This is a good read from a barber, it is an excerpt from The Entrepreneur’s Manual, by Richard White and published in 1977. Although it’s long out of print, and some parts appear at first glance to be dated, everyone I know who’s read the book claims that it is the best business book they’ve ever read.
A barber had experienced a string of setbacks and was deeply in debt when he visited us. There was something about the man that made you realize that he was a winner but when he came through doors, he had debts over $60,000 and only 200
spendable dollars. Though he could have voluntary bankruptcy with honor (most of the debts were accrued by his ex-wife), he visited every creditor and asked for time to make payments. Since he had nothing, involuntary bankruptcy was impractical.
We found a marginal location for his barber shop (a semi-deserted shopping center whose owner agreed to a year’s lease on credit). The location offered a minimum of $1,000 per month in gross sales. Our barber spent $195 on obsolete equipment, moved into his shop, and started cutting hair. He slept in the back of the shop. In three months he had built his business up to $1,500/month and there it leveled off. Since he needed $3,500 a month in net profits, he could never make it operate like a standard barber. So, he performed a gap analysis on haircut customers and then became a very unconventional barber.
Now a customer gap analysis is identical to a product gap analysis except you look at customer profiles (instead of industry profiles). Our barber quickly realized that most customers are extremely bored while they wait for a haircut. Most consider it essential downtime.
Our barber, therefore, decided to “give free drinks” to his customers and observed that his income almost doubled from his additional “tips”. Not only did his income per customer increase significantly, but he also attracted drinking men from a 20-mile radius.
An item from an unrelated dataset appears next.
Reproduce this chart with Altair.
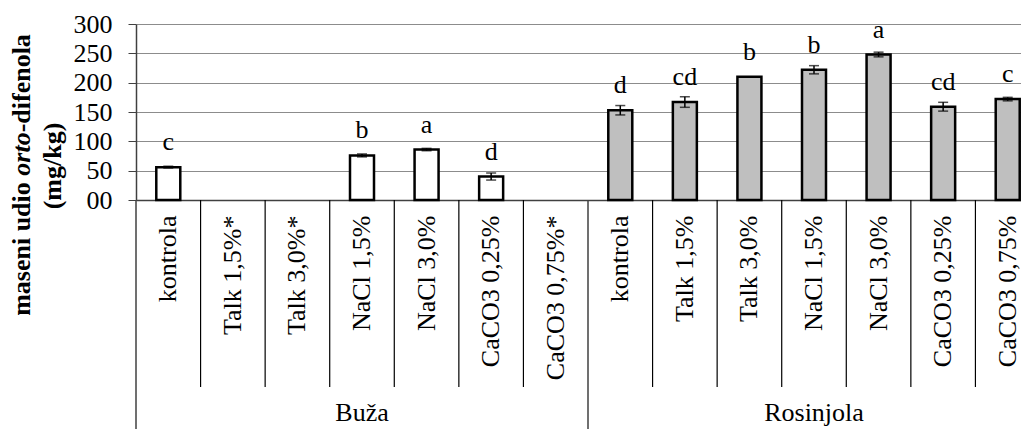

He was forced to hire two additional barbers. Within four months, his profiles had reached $3,000 per month.
Now the drinking man’s barber shop had a unique personality with conflicted with the children, mothers, and non-drinkers who needed service. Therefore, he opened a second shop in another vacant store, hired two college students to babysit the children while their fathers enjoyed his primary shop, and decorated the second shop like a child’s fairy tale. His shop realized significant sales from mothers who wanted free babysitting while they shopped. The second shop’s profits plateaued at $1,500/month.
The barber and the shopping center owned then went into a partnership in establishing a beauty parlor and laundromat. Beauty shop hair dryers, hair rinses, etc, were offered to laundromat ladies. Within six months, these two profit centers were adding another $2,200 per month in net profits.
The slight “bending of the liquor laws” began to concern the barber. It was a miracle that the state’s alcohol control board hadn’t discovered and outlawed his “free drink” practices. He, therefore, opened a legitimate pub and package store next door to his shops. He then bought drinks legitimately from his pub and “gave” them to his drinking customers. The pub also served tasty snacks (venison, veal, oysters, etc.) and became profitable.
When the barber first came into the semi-deserted shopping center, there were 22 vacancies in 48 shops. The additional customers that he attracted made the center an attractive location for other shops and after he opened his pub, the center was completely occupied. Though additional traffic increased his business, his growth was stunted and his profits plateaued at $25,0000/month. Today he is beginning to realize additional profits from a line of barber and beauty shop services that he supplies to other shops.
Where would this man be if had insisted upon being just another conventional barber?